T he issue is that if the U.S. sees China’s rise as threatening, then we will seek to hobble them. But if China thinks we are trying to hobble them, then China will feel compelled to overthrow our hegemony. This can lead to very negative-sum outcomes, even if absolutely everyone involved acknowledges that peaceful coexistence would be a better option. And that’s the position I find myself in, too. Reading Gregory Allen’s detailed technical report on Biden’s war on Chinese semiconductors, I am both glad that we are doing this and also alarmed by the implications. As he writes, “these actions demonstrate an unprecedented degree of U.S. government intervention to not only preserve chokepoint control but also begin a new U.S. policy of actively strangling large segments of the Chinese technology industry—strangling with an intent to kill.”
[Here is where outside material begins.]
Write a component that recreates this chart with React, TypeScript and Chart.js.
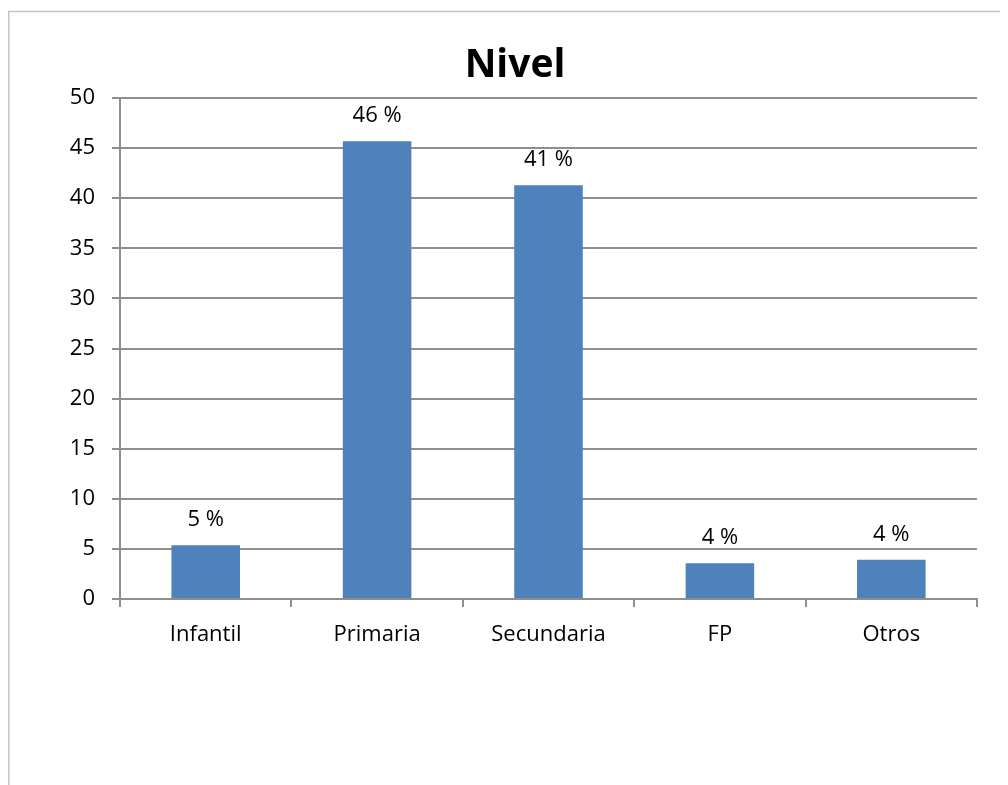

The consolidation of Xi’s dictatorship is such a huge disaster. Not only is a personal dictatorship scarier than a oligarchy, Xi is the worst leader China has had since Mao, so it’s awful (though probably not a coincidence), that it ended up being him to end up as permanent dictator. There don’t seem to be a lot of good options here. Letting China grab all of the most modern technology while their political system gets more abusive and more hostile to our interests isn’t ideal. But if we take away the carrot of tighter economic integration to induce them towards better behavior, what’s to stop them from moving on Taiwan now? I’m deeply worried that the chip sanctions are going to be a clear signal that peaceful cooperation will not get China any further along then it already is. If that’s true, and if China calculates that being cut off from cutting edge tech will make it hard or impossible to close the gap with the west, now is the ideal time to strike at Taiwan (or advance its final solution to the Uyghur problem). The combination of now (maybe) being a local maximum for their chances of Taiwan plus a new cap on the benefits of peaceful cooperation is a really scary place to be.

I’m not sure I disagree with the administration here, but I’m dumbfounded at how little attention this is getting, even among pretty news-aware people.